***** DATASET ROWS *****

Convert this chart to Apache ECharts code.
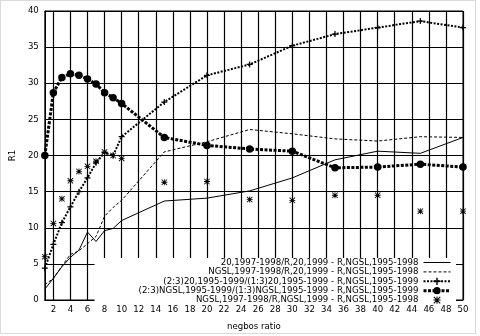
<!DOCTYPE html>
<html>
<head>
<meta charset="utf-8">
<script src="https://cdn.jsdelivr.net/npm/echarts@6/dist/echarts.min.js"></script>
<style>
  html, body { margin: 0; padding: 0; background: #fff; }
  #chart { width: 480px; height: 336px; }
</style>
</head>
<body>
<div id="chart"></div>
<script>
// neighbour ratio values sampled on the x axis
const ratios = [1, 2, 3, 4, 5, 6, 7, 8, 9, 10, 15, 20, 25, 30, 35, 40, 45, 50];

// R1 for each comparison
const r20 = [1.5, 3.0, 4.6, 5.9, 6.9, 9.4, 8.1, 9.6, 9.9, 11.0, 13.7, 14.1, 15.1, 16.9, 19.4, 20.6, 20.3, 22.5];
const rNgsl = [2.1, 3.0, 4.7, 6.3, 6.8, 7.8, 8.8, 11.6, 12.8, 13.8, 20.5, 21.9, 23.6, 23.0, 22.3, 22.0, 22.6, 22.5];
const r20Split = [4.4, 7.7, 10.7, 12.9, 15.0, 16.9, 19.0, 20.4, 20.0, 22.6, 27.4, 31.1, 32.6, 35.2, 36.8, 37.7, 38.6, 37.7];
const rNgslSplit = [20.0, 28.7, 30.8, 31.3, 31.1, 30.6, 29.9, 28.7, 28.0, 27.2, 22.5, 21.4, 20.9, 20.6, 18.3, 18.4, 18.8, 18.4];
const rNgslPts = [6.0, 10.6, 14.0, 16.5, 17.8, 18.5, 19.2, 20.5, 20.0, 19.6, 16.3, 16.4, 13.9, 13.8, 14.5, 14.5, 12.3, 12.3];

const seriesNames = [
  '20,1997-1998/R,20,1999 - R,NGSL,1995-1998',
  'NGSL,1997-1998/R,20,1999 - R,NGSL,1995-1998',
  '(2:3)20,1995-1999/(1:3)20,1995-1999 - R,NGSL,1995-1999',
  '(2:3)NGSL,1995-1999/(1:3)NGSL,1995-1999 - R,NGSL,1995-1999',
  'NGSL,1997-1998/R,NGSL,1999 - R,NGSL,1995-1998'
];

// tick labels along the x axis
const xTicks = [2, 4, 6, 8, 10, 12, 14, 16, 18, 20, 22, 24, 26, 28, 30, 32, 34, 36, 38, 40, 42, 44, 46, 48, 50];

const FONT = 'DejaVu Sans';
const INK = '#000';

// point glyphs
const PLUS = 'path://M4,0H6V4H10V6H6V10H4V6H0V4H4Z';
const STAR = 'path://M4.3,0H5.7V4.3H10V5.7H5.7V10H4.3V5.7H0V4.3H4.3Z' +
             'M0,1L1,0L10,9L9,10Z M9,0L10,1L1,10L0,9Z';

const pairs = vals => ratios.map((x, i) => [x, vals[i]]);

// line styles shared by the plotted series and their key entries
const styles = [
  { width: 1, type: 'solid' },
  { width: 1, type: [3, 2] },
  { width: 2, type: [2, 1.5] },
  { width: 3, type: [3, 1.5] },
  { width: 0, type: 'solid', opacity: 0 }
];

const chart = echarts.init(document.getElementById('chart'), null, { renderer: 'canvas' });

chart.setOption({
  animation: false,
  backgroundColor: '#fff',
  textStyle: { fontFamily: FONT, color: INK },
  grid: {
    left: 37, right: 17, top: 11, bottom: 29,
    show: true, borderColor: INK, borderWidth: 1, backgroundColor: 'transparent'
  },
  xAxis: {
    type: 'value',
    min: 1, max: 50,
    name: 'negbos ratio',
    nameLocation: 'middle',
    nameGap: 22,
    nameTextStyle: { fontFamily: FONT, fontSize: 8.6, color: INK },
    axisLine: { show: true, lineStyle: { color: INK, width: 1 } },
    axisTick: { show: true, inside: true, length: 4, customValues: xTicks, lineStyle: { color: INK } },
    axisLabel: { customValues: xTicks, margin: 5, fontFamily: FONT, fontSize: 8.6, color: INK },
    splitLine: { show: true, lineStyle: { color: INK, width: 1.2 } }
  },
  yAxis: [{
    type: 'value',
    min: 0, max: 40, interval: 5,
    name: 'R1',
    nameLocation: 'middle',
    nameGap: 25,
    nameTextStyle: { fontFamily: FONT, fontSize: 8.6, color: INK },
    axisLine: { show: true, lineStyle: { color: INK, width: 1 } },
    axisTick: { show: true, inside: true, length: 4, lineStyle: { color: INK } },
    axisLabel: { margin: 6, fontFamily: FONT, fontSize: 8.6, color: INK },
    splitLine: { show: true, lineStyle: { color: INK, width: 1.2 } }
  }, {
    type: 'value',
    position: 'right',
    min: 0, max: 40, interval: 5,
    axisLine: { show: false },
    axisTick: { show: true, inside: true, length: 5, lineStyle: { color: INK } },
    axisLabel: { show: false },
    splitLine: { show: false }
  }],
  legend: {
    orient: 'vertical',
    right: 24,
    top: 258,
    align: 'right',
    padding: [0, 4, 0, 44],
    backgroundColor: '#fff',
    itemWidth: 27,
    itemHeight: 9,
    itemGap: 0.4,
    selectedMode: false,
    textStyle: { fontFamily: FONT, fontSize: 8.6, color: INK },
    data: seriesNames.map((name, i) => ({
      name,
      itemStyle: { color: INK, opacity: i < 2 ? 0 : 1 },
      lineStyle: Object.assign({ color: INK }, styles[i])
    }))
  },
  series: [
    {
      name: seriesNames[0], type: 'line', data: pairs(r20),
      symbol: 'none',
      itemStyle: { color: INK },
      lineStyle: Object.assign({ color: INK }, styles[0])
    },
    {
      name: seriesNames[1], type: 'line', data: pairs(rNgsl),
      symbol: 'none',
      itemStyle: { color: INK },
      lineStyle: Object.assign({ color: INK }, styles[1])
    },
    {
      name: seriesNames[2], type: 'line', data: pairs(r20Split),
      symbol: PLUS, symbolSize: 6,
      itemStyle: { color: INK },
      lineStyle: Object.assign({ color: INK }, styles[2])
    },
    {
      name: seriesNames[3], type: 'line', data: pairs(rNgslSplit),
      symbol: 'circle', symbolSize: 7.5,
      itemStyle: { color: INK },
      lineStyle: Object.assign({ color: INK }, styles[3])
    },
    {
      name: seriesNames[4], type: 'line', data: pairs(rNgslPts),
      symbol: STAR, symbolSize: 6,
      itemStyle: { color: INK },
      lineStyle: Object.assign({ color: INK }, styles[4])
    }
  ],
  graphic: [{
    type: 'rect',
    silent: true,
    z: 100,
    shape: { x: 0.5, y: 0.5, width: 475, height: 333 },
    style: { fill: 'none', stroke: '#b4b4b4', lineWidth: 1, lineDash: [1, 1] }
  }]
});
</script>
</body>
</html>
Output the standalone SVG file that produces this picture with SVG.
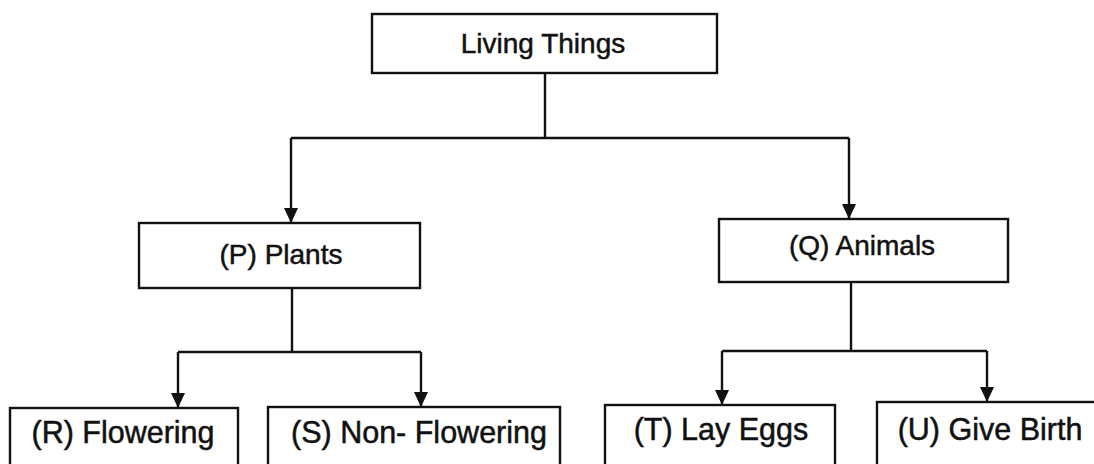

*****

Where a line in the material contains "this", copy that line.

Convert this chart to Apache ECharts code.
Output the standalone SVG file that produces this picture with SVG.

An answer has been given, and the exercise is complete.